If you plan to load multiple map sets that are available in data sets with common format, it is useful to engage the command build ini. It will accept a template file with placeholders, which will be filled with values from a tab-delimited text file. For example, if your pangenome data set consists of 20 genomes, the data file should contain 20 lines, one line per map set. You can add different organisms or sequences or gene annotations. For that, you will need multiple INI files, which can be generated using the command build ini.

Provide a template file where placeholders have the form of {number}, such as {0}, {1}, etc. The values from the rows and columns in the data files will be embedded into the corresponding placeholders. The values from the column 0 will fill {0}, and so forth.

For instance, here is a template file for loading organism information:


[Organism]
; Organism ID (optional, if not specified, it will be autogenerated)
OrganismId={6}
; Look up taxonomy information in http://www.ncbi.nlm.nih.gov/taxonomy
; Taxnomy ID (required)
TaxonomyId={6}
; Alternative ID: user defined ID
;AlternativeId="x"
; Scientific name (required)
ScientificName={2} {3}
; Common name (optional)
{7}
;If plant, specify if the organism is monocot(0) or eudicot(1)
PlantClassification=1

The tab-delimited text data file (organisms.txt) is shown here as a table:

Solins1

v1.1

Solanum

insanum

Sins1

Sinsanum.fasta.gz

2056095

;

Solgig1

v1.2

Solanum

giganteum

Sgig1

Sgiganteum.fasta.gz

374017

;

Solvio1

v1.1

Solanum

violaceum

Svio1

Sviolaceum.fasta.gz

329803

;

Sollin1

v1.2

Solanum

linearifolium

Slin1

Slinnaeanum.fasta.gz

329777

CommonName=sodom-apple

Solang8

v1.1

Solanum

anguivi

Sang8

Sanguivi.fasta.gz

329760

;

Solrob1

v1.2

Solanum

robustum

Srob1

Srobustum.fasta.gz

238982

;

Solqui2

v1.3

Solanum

quitoense

Squi2

Squitoense.fasta.gz

227725

CommonName=lulo

The column with index 6 contains TaxonomyId that will also be used as OrganismId. The values will replace the placeholders {6}, which, as you can see, appear more than once in the template.

As the CommonName is optional and is not available for all the organisms, the placeholder {7} will be filled with the instruction with the common name or with the comment symbol.
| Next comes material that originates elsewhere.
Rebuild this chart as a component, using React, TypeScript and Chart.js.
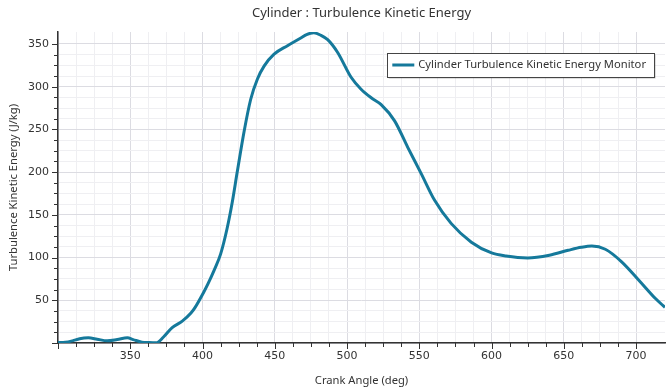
import { useEffect, useRef } from "react";
import { Chart, registerables } from "chart.js";

Chart.register(...registerables);

const crankAngle = [
  300, 305, 310, 315, 321, 327, 334, 341, 348, 352, 358, 363, 368, 373, 379, 386,
  392, 395, 401, 404, 408, 412.5, 417, 420.6, 424, 428.7, 433.3, 438, 442.6, 449.5,
  458.8, 468, 472, 477, 482, 486.6, 493.5, 502.8, 509.7, 516.7, 523.6, 532.9, 542,
  551.4, 560.6, 572, 586, 600, 610, 625, 640, 653, 662, 669.4, 678.7, 690,
  701.9, 713.4, 720,
];
const tkeValues = [
  0.5, 0.8, 2.5, 5, 6, 4.5, 2.5, 4, 6, 4, 1, 0.5, 0.3, 7, 18, 25.6,
  35, 42, 60, 70, 85, 104, 134, 165, 200, 247, 285, 309, 324, 338,
  348, 357, 361, 363, 360, 355, 340, 311, 297, 287, 279, 260, 229,
  198, 167, 140, 118, 105.4, 101.8, 99.6, 102.8, 108.5, 112, 113.5, 109.7, 95,
  73.5, 52, 41.7,
];

const chartTitle = "Cylinder : Turbulence Kinetic Energy";
const seriesLabel = "Cylinder Turbulence Kinetic Energy Monitor";
const xTitle = "Crank Angle (deg)";
const yTitle = "Turbulence Kinetic Energy (J/kg)";

const LINE_COLOR = "#15799b";
const TEXT_COLOR = "#333333";

const isMult = (v: number, m: number) => Math.abs(v / m - Math.round(v / m)) < 1e-6;

const tickMarksPlugin = {
  id: "tickMarks",
  afterDraw(chart: any) {
    const ctx = chart.ctx;
    const xs = chart.scales.x;
    const ys = chart.scales.y;
    ctx.save();
    ctx.strokeStyle = TEXT_COLOR;
    ctx.lineWidth = 1;
    ctx.beginPath();
    xs.ticks.forEach((t: any) => {
      if (!isMult(t.value, 12.5)) return;
      const px = Math.round(xs.getPixelForValue(t.value)) + 0.5;
      const len = isMult(t.value, 50) ? 6 : 4;
      ctx.moveTo(px, xs.top);
      ctx.lineTo(px, xs.top + len);
    });
    ys.ticks.forEach((t: any) => {
      if (!isMult(t.value, 12.5)) return;
      const py = Math.round(ys.getPixelForValue(t.value)) + 0.5;
      const len = isMult(t.value, 50) ? 6 : 4;
      ctx.moveTo(ys.right, py);
      ctx.lineTo(ys.right - len, py);
    });
    ctx.stroke();
    ctx.restore();
  },
};

const boxLegendPlugin = {
  id: "boxLegend",
  afterDraw(chart: any) {
    const ctx = chart.ctx;
    const area = chart.chartArea;
    ctx.save();
    ctx.font = "11.2px 'Noto Sans'";
    const tw = ctx.measureText(seriesLabel).width;
    const w = 5 + 22 + 4 + tw + 8;
    const h = 24;
    const right = area.right - 11;
    const left = right - w;
    const top = area.top + 21;
    ctx.fillStyle = "rgba(0,0,0,0.25)";
    ctx.fillRect(left + 1.5, top + 1.5, w, h);
    ctx.fillStyle = "#ffffff";
    ctx.fillRect(left, top, w, h);
    ctx.strokeStyle = "#444444";
    ctx.lineWidth = 1;
    ctx.strokeRect(Math.round(left) + 0.5, Math.round(top) + 0.5, Math.round(w), h);
    ctx.strokeStyle = LINE_COLOR;
    ctx.lineWidth = 3;
    ctx.beginPath();
    ctx.moveTo(left + 5, top + h / 2);
    ctx.lineTo(left + 27, top + h / 2);
    ctx.stroke();
    ctx.fillStyle = TEXT_COLOR;
    ctx.textBaseline = "middle";
    ctx.textAlign = "left";
    ctx.fillText(seriesLabel, left + 31, top + h / 2);
    ctx.restore();
  },
};

export default function App() {
  const ref = useRef<HTMLCanvasElement>(null);
  useEffect(() => {
    if (!ref.current) return;
    const gridColor = (ctx: any) => {
      const v = ctx.tick ? ctx.tick.value : 0;
      if (!isMult(v, 12.5)) return "rgba(0,0,0,0)";
      return isMult(v, 50) ? "#dcdce2" : "#efeff2";
    };
    const chart = new Chart(ref.current, {
      type: "line",
      data: {
        datasets: [
          {
            label: seriesLabel,
            data: crankAngle.map((x, i) => ({ x, y: tkeValues[i] })),
            borderColor: LINE_COLOR,
            backgroundColor: LINE_COLOR,
            borderWidth: 3,
            pointRadius: 0,
            cubicInterpolationMode: "monotone",
            fill: false,
          },
        ],
      },
      options: {
        animation: false,
        responsive: true,
        maintainAspectRatio: false,
        layout: { padding: { left: 0, right: 2, top: 0, bottom: 0 } },
        plugins: {
          legend: { display: false },
          tooltip: { enabled: false },
          title: {
            display: true,
            text: chartTitle,
            fullSize: false,
            color: TEXT_COLOR,
            font: { family: "'Noto Sans'", size: 13, weight: "normal" },
            padding: { top: 5, bottom: 11.4 },
          },
        },
        scales: {
          x: {
            type: "linear",
            min: 300,
            max: 720,
            afterFit: (s: any) => {
              s.height = 48;
              s.paddingLeft = 0;
              s.paddingRight = 0;
            },
            ticks: {
              stepSize: 12.5,
              autoSkip: false,
              maxRotation: 0,
              padding: 7,
              color: TEXT_COLOR,
              font: { family: "'DejaVu Sans'", size: 11 },
              callback: (v: any) => (isMult(v, 50) && v !== 300 ? String(v) : ""),
            },
            grid: { color: gridColor, drawTicks: false, lineWidth: 1 },
            border: { display: true, color: TEXT_COLOR, width: 1.5 },
            title: {
              display: true,
              text: xTitle,
              color: TEXT_COLOR,
              font: { family: "'Noto Sans'", size: 11.2 },
              padding: { top: 0, bottom: 3 },
            },
          },
          y: {
            type: "linear",
            min: 0,
            max: 364,
            afterFit: (s: any) => {
              s.width = 58;
              s.paddingTop = 0;
              s.paddingBottom = 0;
            },
            ticks: {
              stepSize: 12.5,
              autoSkip: false,
              padding: 9,
              color: TEXT_COLOR,
              font: { family: "'DejaVu Sans'", size: 11 },
              callback: (v: any) => (isMult(v, 50) && v !== 0 ? String(v) : ""),
            },
            grid: { color: gridColor, drawTicks: false, lineWidth: 1 },
            border: { display: true, color: TEXT_COLOR, width: 1.5 },
            title: {
              display: true,
              text: yTitle,
              color: TEXT_COLOR,
              font: { family: "'Noto Sans'", size: 11.2 },
              padding: { top: 7, bottom: 0 },
            },
          },
        },
      },
      plugins: [tickMarksPlugin, boxLegendPlugin],
    });
    return () => chart.destroy();
  }, []);
  return (
    <div style={{ position: "fixed", left: 0, top: 0, width: 667, height: 391, background: "#ffffff" }}>
      <canvas ref={ref} />
    </div>
  );
}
The command to build the INI files need to know the template file, the data file, the way to name the output INI files, the output directory, etc. Place these parameters into another INI file (buildOrganisms.ini):


[Build]
;FileNameIndex (0-based): define which column contains the base file name for generated INI files. For example, if the column contains 'Solins1',
; the file 'Solins1.ini' will be created in the folder pointed by OutputDir
FileNameIndex=0

;OutputDir: specify the output folder for the generated INI files
OutputDir=$DATA/Samples/Organism/pangenome

;DataFile: the tab-delimited text file with lines containing the data for each genome. 
DataFile=$DATA/tomato/organisms.txt 

;TemplateFile: the template INI file with placeholders in the form of {0},{1},... referencing the corresponding columns of the tab-delimited data file.
TemplateFile=$DATA/tomato/templateOrganisms.ini

;TextDelimiters=Tab


The first instruction FileNameIndex=0 specifies the column that contains the base file name for the newly created INI files. As a result, the files like Solins1.ini will be created in the output directory $DATA/samples/Organism/pangenome.

To generate the INI files, run the command

PS> build ini -c buildOrganisms.ini

A similar approach can be used to generate INI files for loading FASTA sequences and gene annotation.